The Biden-Xi summit proved how far U.S.-China relations have fallen
To understand the trajectory of relations during Xi Jinping’s decade in power, compare the snapshot provided during this week’s San Francisco summit with what we saw during President Obama’s 2011 summit with President Hu Jintao, Xi’s predecessor. That summit was held the year before Xi was designated China’s paramount leader.
All the areas of new bilateral cooperation announced in San Francisco simply resumed limited aspects of activities already under way before Xi took power.
Presidents Biden and Xi met this week at the prescheduled, annual Asia-Pacific Economic Cooperation meeting in San Francisco. Agreeing to hold the summit on the margins of that multilateral event let the parties avoid awkward protocol issues, such as diplomatic courtesies to be extended during an official visit to a national capital. Mutual distrust is so deep that China did not confirm the meeting at a private estate until a week ahead of time, for fear of a last-minute embarrassment for Xi and China.
The four-hour meeting concluded without a joint statement, but President Biden briefed reporters on the outcome of the talks. He described three concrete achievements: restoring law enforcement cooperation on stopping the flow to the U.S. of fentanyl precursor chemicals and pill presses, resuming direct military-to-military contacts, and initiating expert discussions of “risk and safety issues associated with artificial intelligence.” In a related development, the U.S. and China agreed on a new greenhouse gas agreement. In a throwaway line in response to a reporter’s question, Biden confirmed that he still regards Xi as a “dictator.”
A Chinese Foreign Ministry readout noted that Xi “elaborated at the meeting on the essential features of Chinese modernization and its significance, China’s development prospects, and its strategic intention.” In addition to the concrete areas of cooperation that Biden identified, the statement also mentioned increased people-to-people exchanges as a bilateral goal.
The relationship that Xi inherited in November 2012 from his predecessor could not have been more different. On January 18-21, 2011, Chinese President Hu Jintao paid a state visit to the United States, visiting Washington and Chicago. Hu met with the president, vice president, and congressional leaders.
In the 41-paragraph Joint Statement issued on January 19, 2011, the presidents “reaffirmed their commitment to building a positive, cooperative, and comprehensive U.S.-China relationship for the 21st century” and “actively cooperating on a wide range of security, economic, social, energy, and environmental issues which require deeper bilateral engagement and coordination.”

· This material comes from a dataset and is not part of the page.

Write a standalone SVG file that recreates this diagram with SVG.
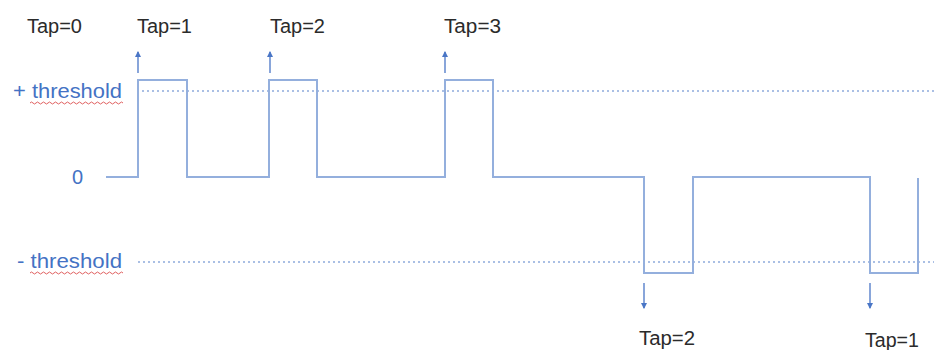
<svg xmlns="http://www.w3.org/2000/svg" width="934" height="350" viewBox="0 0 934 350">
<style>
.tap{font-family:"Liberation Sans",Arial,sans-serif;font-size:19.5px;fill:#2b2b2b}
.axis{font-family:"Liberation Sans",Arial,sans-serif;font-size:20px;fill:#4472c4}
.wave{fill:none;stroke:#94afdd;stroke-width:2}
.dot{fill:none;stroke:#8eaadb;stroke-width:1.5;stroke-dasharray:2 3}
.arr{fill:none;stroke:#4a76c6;stroke-width:1.3}
.squig{fill:none;stroke:#e06060;stroke-width:1}
</style>
<defs>
<marker id="ah" viewBox="0 0 6 6" refX="5" refY="3" markerWidth="5" markerHeight="5" orient="auto">
<path d="M0,0 L6,3 L0,6 z" fill="#4a76c6"/>
</marker>
</defs>
<rect width="934" height="350" fill="#fff"/>
<g id="thresholds">
<line class="dot" x1="137" y1="91" x2="934" y2="91"/>
<line class="dot" x1="138" y1="262" x2="934" y2="262"/>
</g>
<g id="waveform">
<path class="wave" d="M106,177 H138 V80 H187 V177 H269 V80 H317 V177 H445 V80 H493 V177 H644 V273 H693 V177 H870 V273 H918 V178"/>
</g>
<g id="connectors">
<line class="arr" x1="138" y1="73" x2="138" y2="52" marker-end="url(#ah)"/>
<line class="arr" x1="270" y1="73" x2="270" y2="52" marker-end="url(#ah)"/>
<line class="arr" x1="445" y1="73" x2="445" y2="52" marker-end="url(#ah)"/>
<line class="arr" x1="644" y1="283" x2="644" y2="308" marker-end="url(#ah)"/>
<line class="arr" x1="870" y1="283" x2="870" y2="308" marker-end="url(#ah)"/>
</g>
<g id="labels">
<text class="tap" x="27" y="33" textLength="55" lengthAdjust="spacingAndGlyphs">Tap=0</text>
<text class="tap" x="137" y="33" textLength="55" lengthAdjust="spacingAndGlyphs">Tap=1</text>
<text class="tap" x="270" y="33" textLength="55" lengthAdjust="spacingAndGlyphs">Tap=2</text>
<text class="tap" x="444" y="33" textLength="57" lengthAdjust="spacingAndGlyphs">Tap=3</text>
<text class="tap" x="639" y="345" textLength="56" lengthAdjust="spacingAndGlyphs">Tap=2</text>
<text class="tap" x="865" y="347" textLength="54" lengthAdjust="spacingAndGlyphs">Tap=1</text>
<text class="axis" x="13" y="98" textLength="109" lengthAdjust="spacingAndGlyphs">+ threshold</text>
<text class="axis" x="72" y="184">0</text>
<text class="axis" x="17" y="268" textLength="105" lengthAdjust="spacingAndGlyphs">- threshold</text>
</g>
<g id="underlines">
<path class="squig" d="M30,103 q1.5,-2 3,0 t3,0 t3,0 t3,0 t3,0 t3,0 t3,0 t3,0 t3,0 t3,0 t3,0 t3,0 t3,0 t3,0 t3,0 t3,0 t3,0 t3,0 t3,0 t3,0 t3,0 t3,0 t3,0 t3,0 t3,0 t3,0 t3,0 t3,0 t3,0 t3,0 t3,0"/>
<path class="squig" d="M30,273 q1.5,-2 3,0 t3,0 t3,0 t3,0 t3,0 t3,0 t3,0 t3,0 t3,0 t3,0 t3,0 t3,0 t3,0 t3,0 t3,0 t3,0 t3,0 t3,0 t3,0 t3,0 t3,0 t3,0 t3,0 t3,0 t3,0 t3,0 t3,0 t3,0 t3,0 t3,0 t3,0"/>
</g>
</svg>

Paragraph 12 of that text “welcomed progress by the U.S.-China Joint Liaison Group on Law Enforcement Cooperation (JLG) to strengthen law enforcement cooperation across a range of issues.” Paragraph 9 declared that “a healthy, stable, and reliable military-to-military relationship is an essential part of President Obama’s and President Hu’s shared vision for a positive, cooperative, and comprehensive U.S.-China relationship.” Paragraph 11 noted the extension of the U.S.-China Science and Technology Agreement which, in today’s context, could cover topics such as artificial intelligence. Paragraphs 36-39 addressed climate change and related issues. Paragraph 40 discussed expanding people-to-people exchanges.
The Joint Statement also addressed an incredibly wide range of issues: Taiwan, human rights, space, economic dialogues, interactions between the National People’s Congress of China and the U.S. Congress, violent extremism, non-proliferation, transnational crime, stability on the Korean peninsula, Iran’s nuclear program, Sudan, macroeconomics, trade, World Trade Organization negotiations, intellectual property, bilateral investment treaty negotiations, export controls, financial sector issues, currencies, G20 cooperation, energy security, environmental cooperation and people-to-people exchanges that involved U.S. governors, sister city/sister province relationships and students.

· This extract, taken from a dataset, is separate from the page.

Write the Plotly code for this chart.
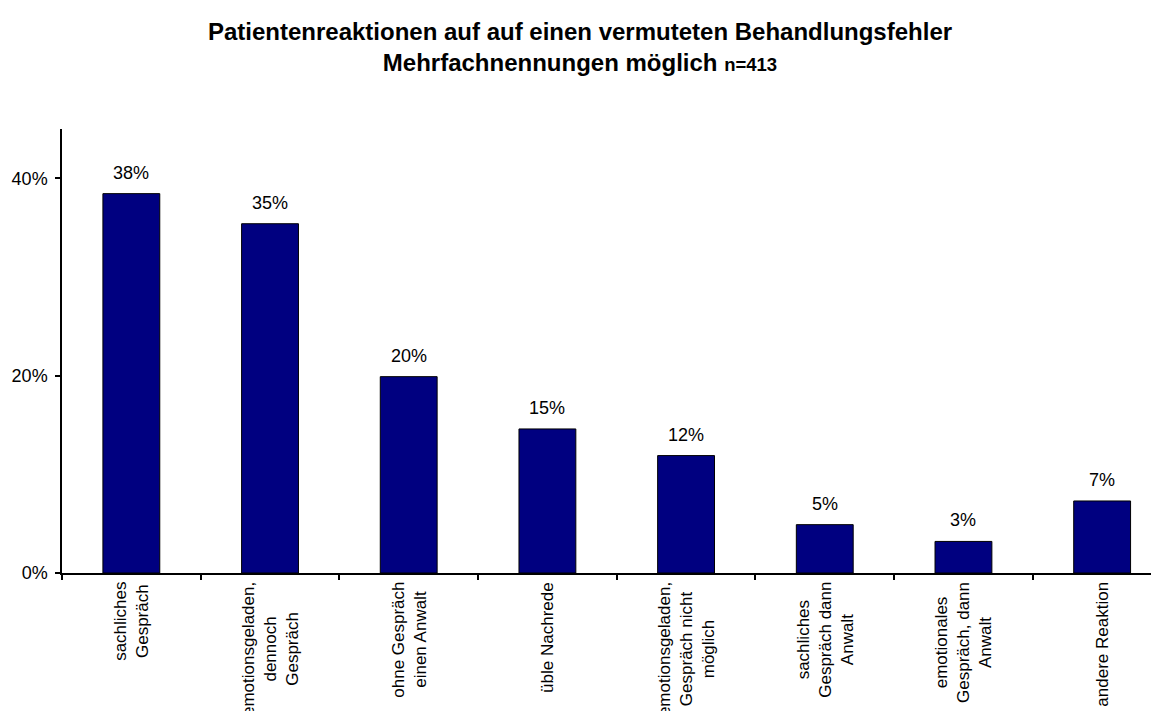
import plotly.graph_objects as go

categories = [
    "sachliches<br>Gespräch",
    "emotionsgeladen,<br>dennoch<br>Gespräch",
    "ohne Gespräch<br>einen Anwalt",
    "üble Nachrede",
    "emotionsgeladen,<br>Gespräch nicht<br>möglich",
    "sachliches<br>Gespräch dann<br>Anwalt",
    "emotionales<br>Gespräch, dann<br>Anwalt",
    "andere Reaktion",
]
values = [0.3845, 0.354, 0.199, 0.146, 0.119, 0.049, 0.032, 0.073]
y_ticks = [0, 0.2, 0.4]
y_tick_labels = ["0%", "20%", "40%"]

FONT = "Liberation Sans, Arial, sans-serif"
x_idx = list(range(len(categories)))

# the page body has an 8px default margin, so the figure is offset by 8px
W, H = 1151, 703

fig = go.Figure(
    go.Bar(
        x=x_idx,
        y=values,
        marker=dict(color="#000080", line=dict(color="black", width=1)),
        width=0.41,
        hoverinfo="skip",
    )
)

annotations = []
for i, v in zip(x_idx, values):
    annotations.append(dict(
        x=i, y=v, xref="x", yref="y", text=f"{v*100:.0f}%",
        showarrow=False, yanchor="middle", yshift=21,
        font=dict(family=FONT, size=18, color="black"),
    ))
for i, c in zip(x_idx, categories):
    annotations.append(dict(
        x=i, y=0, xref="x", yref="paper", text=c,
        showarrow=False, textangle=-90, align="center",
        xanchor="center", yanchor="top", yshift=-7,
        font=dict(family=FONT, size=17, color="black"),
    ))

fig.update_layout(
    width=W, height=H,
    margin=dict(l=54, r=0, t=121, b=138),
    paper_bgcolor="white", plot_bgcolor="white",
    showlegend=False,
    title=dict(
        text="<b>Patientenreaktionen auf auf einen vermuteten Behandlungsfehler<br>"
             "Mehrfachnennungen möglich <span style='font-size:18.5px'>n=413</span></b>",
        x=572 / W, xref="container", xanchor="center",
        y=1 - 32 / H, yref="container", yanchor="top",
        font=dict(family=FONT, size=24, color="black"),
    ),
    annotations=annotations,
)
fig.update_xaxes(
    type="linear", range=[-0.5, 7.41],
    tickmode="array", tickvals=[i - 0.5 for i in x_idx] + [len(categories) - 0.5],
    showticklabels=False,
    ticks="outside", ticklen=5, tickwidth=1.5, tickcolor="black",
    showline=True, linecolor="black", linewidth=1.5,
    showgrid=False, zeroline=False,
)
fig.update_yaxes(
    range=[0, 0.45],
    tickmode="array", tickvals=y_ticks, ticktext=y_tick_labels,
    ticks="outside", ticklen=5, tickwidth=1.5, tickcolor="black",
    ticklabelstandoff=4,
    tickfont=dict(family=FONT, size=18, color="black"),
    showline=True, linecolor="black", linewidth=1.5,
    showgrid=False, zeroline=False,
)

fig.write_html("out.html")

Many of the above issues were raised at the 2023 summit and preparatory meetings, but officials merely referred to those matters without agreement in 2023, while the 2011 document describes actual cooperation.
Readers can decide for themselves how and why the U.S.-China relationship has fallen into disrepair, but all can lament the fact that the San Francisco summit merely restarted bilateral cooperation already under way a decade ago. The long list of cooperative activities in the 2011 Joint Statement exists in 2023 as just a wish list of frozen action items.
Jeff Moon is a China trade consultant who is a former assistant U.S. trade representative for China, State Department diplomat, and business executive in China-related roles.